### TASK OBJECTIVE
Determine how many lines of the material hold the string "document" and reply with only that number.

### GIVEN DATA
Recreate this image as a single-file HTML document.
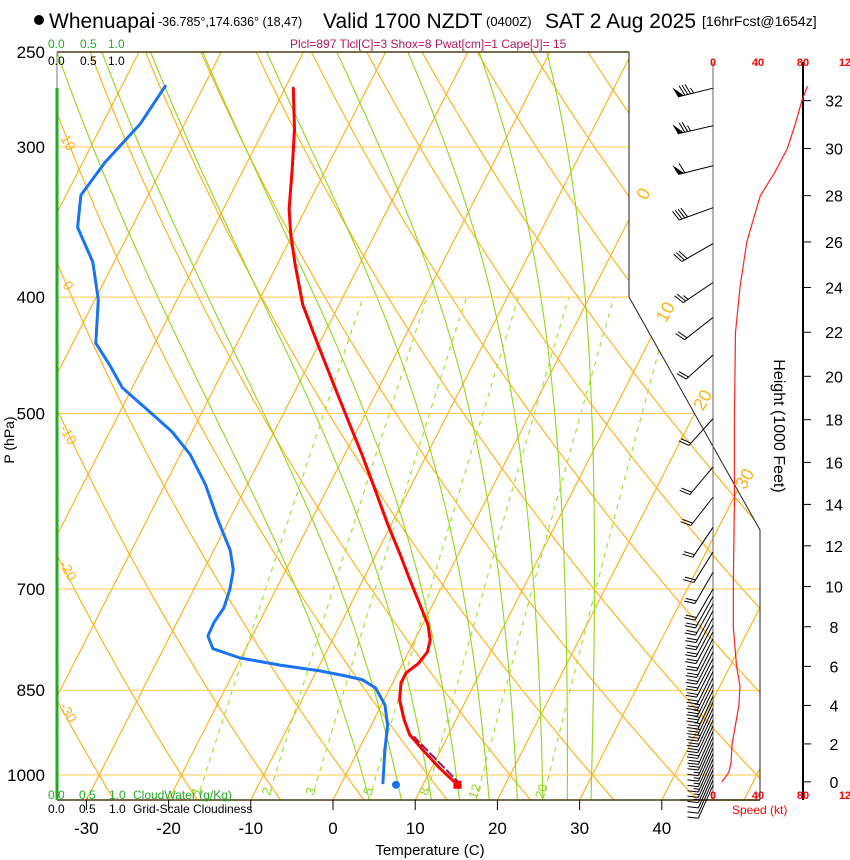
<!DOCTYPE html>
<html><head><meta charset="utf-8"><style>
html,body{margin:0;padding:0;background:#fff;}
svg{display:block;font-family:"Liberation Sans",Arial,sans-serif;}
</style></head><body>
<svg id="chart" width="850" height="860" viewBox="0 0 850 860" xmlns="http://www.w3.org/2000/svg">
<defs><clipPath id="plotclip"><polygon points="57,52 629,52 629,297 760,530 760,800 57,800"/></clipPath></defs>
<rect x="0" y="0" width="850" height="860" fill="#fff"/>
<g>
<circle cx="39" cy="20" r="5" fill="#000"/>
<text x="49" y="28" font-size="21" fill="#000">Whenuapai</text>
<text x="158" y="26" font-size="12.5" fill="#000">-36.785°,174.636° (18,47)</text>
<text x="323" y="28" font-size="21" fill="#000">Valid 1700 NZDT</text>
<text x="486" y="26" font-size="13" fill="#000">(0400Z)</text>
<text x="545" y="28" font-size="21" fill="#000">SAT 2 Aug 2025</text>
<text x="702" y="26" font-size="14" fill="#000">[16hrFcst@1654z]</text>
</g>
<text x="290" y="48" font-size="12" fill="#b0185c">Plcl=897 Tlcl[C]=3 Shox=8 Pwat[cm]=1 Cape[J]= 15</text>
<g id="bg" clip-path="url(#plotclip)"></g>
<g id="fg"></g>
</svg>
<script>
// ---- data ----
const tempP = [1019,987,957,926,900,866,838,822,808,790,772,750,722,688,656,619,579,541,506,473,438,406,376,355,338,313,290,268];
const tempT = [14.2,11.0,8.2,5.3,3.7,1.9,1.0,1.0,1.9,2.3,1.9,0.7,-1.5,-4.3,-7.0,-10.4,-14.1,-17.9,-21.8,-25.7,-30.1,-34.4,-37.8,-40.2,-42.0,-44.1,-46.3,-49.0];
const dewP = [1015,953,909,874,846,833,827,819,810,799,785,766,746,726,701,675,650,613,573,541,518,497,476,456,437,402,374,350,329,309,287,267];
const dewT = [5.0,3.2,2.0,0.4,-1.8,-3.9,-6.2,-9.6,-14.8,-20.1,-24.0,-25.4,-25.5,-25.2,-25.6,-26.4,-28.0,-31.4,-35.1,-38.8,-42.4,-46.7,-51.2,-54.1,-57.2,-59.6,-62.6,-66.6,-68.2,-67.3,-65.4,-64.7];
const parcelP = [1019,930];
const parcelT = [14.6,6.0];
const speedHeightKft = [0,0.5,1,2,3,4,5,6,8,10,14,18,22,24,26,27,28,29,30,31,32,32.6];
const speedKt = [8,14,16,17,20,23,24,21,18,18,19,19,20,24,30,36,42,55,66,73,79,84];
const barbP = [268,288,311,337,361,389,416,447,505,554,587,622,652,678,700,710,720,730,740,750,760,770,780,790,800,810,820,830,840,850,860,870,880,890,900,910,920,930,940,950,960,970,980,990,1000,1010,1020];
const barbDir = [256,257,256,250,240,236,232,228,222,220,218,214,212,210,210,209,209,208,208,208,208,207,207,207,207,207,206,206,206,206,205,205,205,205,205,205,204,204,204,204,204,204,204,204,204,204,204];
const pLevels = [250,300,400,500,700,850,1000];
const tTicks = [-30,-20,-10,0,10,20,30,40];
const heightTicks = [0,2,4,6,8,10,12,14,16,18,20,22,24,26,28,30,32];
const mixRatios = [1,2,3,5,8,12,20];
const moist500T = [-38.5,-32.4,-26.2,-20.1,-13.5,-7.3,-1.9,3.0,7.5];
const isoLabels = [0,10,20,30];
const dryLabels = [10,0,-10,-20,-30];
const speedTicks = [0,40,80,120];

// ---- axis functions ----
const NS="http://www.w3.org/2000/svg";
function yP(p){return 775-521.6*Math.log(1000/p);}
function xT(T,p){return 333+8.22*T+0.51*(800-yP(p));}
function hToP(kft){const m=kft*1000/3.28084;return 1013.25*Math.pow(1-2.25577e-5*m,5.25588);}
function pToH(p){return (1-Math.pow(p/1013.25,1/5.25588))/2.25577e-5*3.28084/1000;}
function interp(xs,ys,x){for(let i=0;i<xs.length-1;i++){if(x>=xs[i]&&x<=xs[i+1]){const f=(x-xs[i])/(xs[i+1]-xs[i]);return ys[i]+f*(ys[i+1]-ys[i]);}}return x<xs[0]?ys[0]:ys[ys.length-1];}
function mk(tag,attrs,parent){const e=document.createElementNS(NS,tag);for(const k in attrs)e.setAttribute(k,attrs[k]);parent.appendChild(e);return e;}
function pathFrom(pts){return pts.map((q,i)=>(i?'L':'M')+q[0].toFixed(1)+','+q[1].toFixed(1)).join(' ');}
const bg=document.getElementById('bg'), fg=document.getElementById('fg');
const ORANGE='#ffb21f', GREEN='#8fd61c';

// isotherms
for(let T=-120;T<=50;T+=10){
  const l=mk('line',{x1:xT(T,1060),y1:yP(1060),x2:xT(T,245),y2:yP(245),stroke:ORANGE,'stroke-width':1.2},bg);
  
  
}
// dry adiabats
for(let th=-50;th<=200;th+=10){
  const pts=[];for(let p=1060;p>=245;p-=10){const T=(th+273.15)*Math.pow(p/1000,0.286)-273.15;pts.push([xT(T,p),yP(p)]);}
  const e=mk('path',{d:pathFrom(pts),fill:'none',stroke:ORANGE,'stroke-width':1.2},bg);
  
  
}
// moist adiabats (anchored at 500 hPa)
function moistPath(T0){
  function step(T,p,dp){const Tk=T+273.15;const es=6.112*Math.exp(17.67*T/(T+243.5));const rs=0.622*es/(p-es);
    const dTdp=(287*Tk+2.5e6*rs)/(p*(1005+2.5e6*2.5e6*rs*0.622/(287*Tk*Tk)));return T+dTdp*dp;}
  const up=[],down=[];let T=T0;
  for(let p=500;p>=245;p-=2){up.push([xT(T,p),yP(p)]);T=step(T,p,-2);}
  T=T0;for(let p=500;p<=1060;p+=2){down.unshift([xT(T,p),yP(p)]);T=step(T,p,2);}
  return down.concat(up);
}
moist500T.forEach(T0=>{
  const e=mk('path',{d:pathFrom(moistPath(T0)),fill:'none',stroke:GREEN,'stroke-width':1.1},bg);
  
  
});
// mixing ratio lines
function tdFromW(w,p){const e=w*p/(622+w);const a=Math.log(e/6.112);return 243.5*a/(17.67-a);}
mixRatios.forEach(w=>{
  const pts=[];for(let p=1030;p>=400;p-=10)pts.push([xT(tdFromW(w,p),p),yP(p)]);
  const e=mk('path',{d:pathFrom(pts),fill:'none',stroke:'#a6e03a','stroke-width':1.2,'stroke-dasharray':'5,5'},bg);
  
  
  const lp=1027,lx=xT(tdFromW(w,lp),lp),ly=yP(lp)+4;
  const t=mk('text',{x:lx,y:ly,'font-size':13,fill:'#8fd61c','text-anchor':'middle',transform:`rotate(-70 ${lx} ${ly})`},bg);
  t.textContent=w;
  
  
});
// pressure lines
pLevels.forEach(p=>{
  const l=mk('line',{x1:57,x2:760,y1:yP(p),y2:yP(p),stroke:'#ffc94d','stroke-width':1},bg);
  
  
  const t=mk('text',{x:45,y:yP(p)+6,'font-size':17,'text-anchor':'end',fill:'#000'},fg);
  t.textContent=p;
  
  
});
// frame
mk('polyline',{points:'629,52 629,297 760,530 760,800',fill:'none',stroke:'#222','stroke-width':1},fg);
mk('line',{x1:57,y1:52,x2:629,y2:52,stroke:'#4a3c10','stroke-width':1.5},fg);
mk('line',{x1:57,y1:800,x2:760,y2:800,stroke:'#4a3c10','stroke-width':1.5},fg);
mk('line',{x1:57,y1:52,x2:57,y2:800,stroke:'#777','stroke-width':1},fg);
mk('line',{x1:57,y1:88,x2:57,y2:800,stroke:'#22aa22','stroke-width':3},fg);
// isotherm labels
isoLabels.forEach(T=>{
  const pL={0:330,10:414,20:490,30:570}[T];
  const x=xT(T,pL)+8,y=yP(pL);
  const t=mk('text',{x:x,y:y,'font-size':18,fill:ORANGE,'text-anchor':'middle',transform:`rotate(-60 ${x} ${y})`},fg);
  t.textContent=T;
  
  
});
// dry adiabat labels
dryLabels.forEach((th,i)=>{
  const ys=[145,288,437,573,715][i];
  const t=mk('text',{x:64,y:ys,'font-size':14,fill:ORANGE,'text-anchor':'middle',transform:`rotate(60 64 ${ys})`},fg);
  t.textContent=th;
  
  
});
// temperature ticks
tTicks.forEach(T=>{
  const x=333+8.22*T;
  mk('line',{x1:x,x2:x,y1:800,y2:810,stroke:'#000'},fg);
  const t=mk('text',{x:x,y:834,'font-size':17,'text-anchor':'middle',fill:'#000'},fg);
  t.textContent=T;
  
  
});
// series
function series(P,T,color,w,name,dash){
  const pts=P.map((p,i)=>[xT(T[i],p),yP(p)]);
  const e=mk('path',{d:pathFrom(pts),fill:'none',stroke:color,'stroke-width':w,'stroke-linejoin':'round','stroke-linecap':'round'},fg);
  if(dash)e.setAttribute('stroke-dasharray',dash);
  
  
}
series(parcelP,parcelT,'#8b1a6b',2,'parcel-path','8,4');
series(tempP,tempT,'#ff0000',3,'temperature-line');
series(dewP,dewT,'#1a73f0',3,'dewpoint-line');
const sd=mk('rect',{x:xT(tempT[0],tempP[0])-4,y:yP(tempP[0])-4,width:8,height:8,fill:'#ff0000'},fg);


const bd=mk('circle',{cx:396,cy:yP(tempP[0]),r:4,fill:'#1a73f0'},fg);


// right panel axes
mk('line',{x1:713,y1:62,x2:713,y2:800,stroke:'#666','stroke-width':1},fg);
mk('line',{x1:803,y1:62,x2:803,y2:800,stroke:'#000','stroke-width':2},fg);
mk('line',{x1:680,y1:800,x2:760,y2:800,stroke:'#4a3c10','stroke-width':1.5},fg);
mk('line',{x1:760,y1:530,x2:760,y2:800,stroke:'#222','stroke-width':1},fg);
speedTicks.forEach(s=>{
  const x=713+1.125*s;
  [62,795].forEach(y=>{const t=mk('text',{x:x,y:y+4,'font-size':11,'font-weight':'bold','text-anchor':'middle',fill:'#ff0000'},fg);t.textContent=s;
    
    });
});
heightTicks.forEach(h=>{
  const y=yP(hToP(h));
  mk('line',{x1:803,x2:811,y1:y,y2:y,stroke:'#000'},fg);
  const t=mk('text',{x:834,y:y+6,'font-size':16,'text-anchor':'middle',fill:'#000'},fg);
  t.textContent=h;
  
  
});
// speed profile
const sp=speedHeightKft.map((h,i)=>[713+1.125*speedKt[i],yP(hToP(h))]);
const spe=mk('path',{d:pathFrom(sp),fill:'none',stroke:'#ff2020','stroke-width':1.2},fg);


// wind barbs
barbP.forEach((p,i)=>{
  const d=barbDir[i]*Math.PI/180, s=interp(speedHeightKft,speedKt,pToH(p));
  const ux=Math.sin(d),uy=-Math.cos(d),L=36,bx=713,by=yP(p);
  const tx=bx+L*ux,ty=by+L*uy;
  const g=mk('g',{},fg);
  
  
  mk('line',{x1:bx,y1:by,x2:tx,y2:ty,stroke:'#000','stroke-width':1},g);
  const px=-uy,py=ux; let fx=px*0.95+ux*0.3, fy=py*0.95+uy*0.3;
  let rem=Math.round(s/5)*5, pos=0;
  while(rem>=50){const ax=tx-ux*pos,ay=ty-uy*pos,cx=tx-ux*(pos+6),cy=ty-uy*(pos+6);
    mk('polygon',{points:`${ax},${ay} ${ax+fx*11},${ay+fy*11} ${cx},${cy}`,fill:'#000'},g);pos+=7;rem-=50;}
  while(rem>=10){const ax=tx-ux*pos,ay=ty-uy*pos;mk('line',{x1:ax,y1:ay,x2:ax+fx*11,y2:ay+fy*11,stroke:'#000','stroke-width':1},g);pos+=3;rem-=10;}
  if(rem>=5){if(pos===0)pos=3;const ax=tx-ux*pos,ay=ty-uy*pos;mk('line',{x1:ax,y1:ay,x2:ax+fx*6,y2:ay+fy*6,stroke:'#000','stroke-width':1},g);}
});
</script>
<svg style="position:absolute;left:0;top:0" width="850" height="860">
<text x="48" y="48" font-size="12" fill="#22aa22" font-family="Liberation Sans">0.0</text>
<text x="80" y="48" font-size="12" fill="#22aa22" font-family="Liberation Sans">0.5</text>
<text x="108" y="48" font-size="12" fill="#22aa22" font-family="Liberation Sans">1.0</text>
<text x="48" y="65" font-size="12" fill="#000" font-family="Liberation Sans">0.0</text>
<text x="80" y="65" font-size="12" fill="#000" font-family="Liberation Sans">0.5</text>
<text x="108" y="65" font-size="12" fill="#000" font-family="Liberation Sans">1.0</text>
<text x="48" y="799" font-size="12" fill="#22aa22" font-family="Liberation Sans">0.0</text>
<text x="79" y="799" font-size="12" fill="#22aa22" font-family="Liberation Sans">0.5</text>
<text x="109" y="799" font-size="12" fill="#22aa22" font-family="Liberation Sans">1.0</text>
<text x="133" y="799" font-size="12" fill="#22aa22" font-family="Liberation Sans">CloudWater (g/Kg)</text>
<text x="48" y="813" font-size="12" fill="#000" font-family="Liberation Sans">0.0</text>
<text x="79" y="813" font-size="12" fill="#000" font-family="Liberation Sans">0.5</text>
<text x="109" y="813" font-size="12" fill="#000" font-family="Liberation Sans">1.0</text>
<text x="133" y="813" font-size="12" fill="#000" font-family="Liberation Sans">Grid-Scale Cloudiness</text>
<text x="430" y="855" font-size="15" text-anchor="middle" fill="#000" font-family="Liberation Sans">Temperature (C)</text>
<text x="14" y="440" font-size="14" text-anchor="middle" fill="#000" font-family="Liberation Sans" transform="rotate(-90 14 440)">P (hPa)</text>
<text x="774" y="426" font-size="16" text-anchor="middle" fill="#000" font-family="Liberation Sans" transform="rotate(90 774 426)">Height (1000 Feet)</text>
<text x="732" y="814" font-size="12" fill="#ff0000" font-family="Liberation Sans">Speed (kt)</text>
</svg>
</body></html>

### SOLUTION FOR THIS EXERCISE
3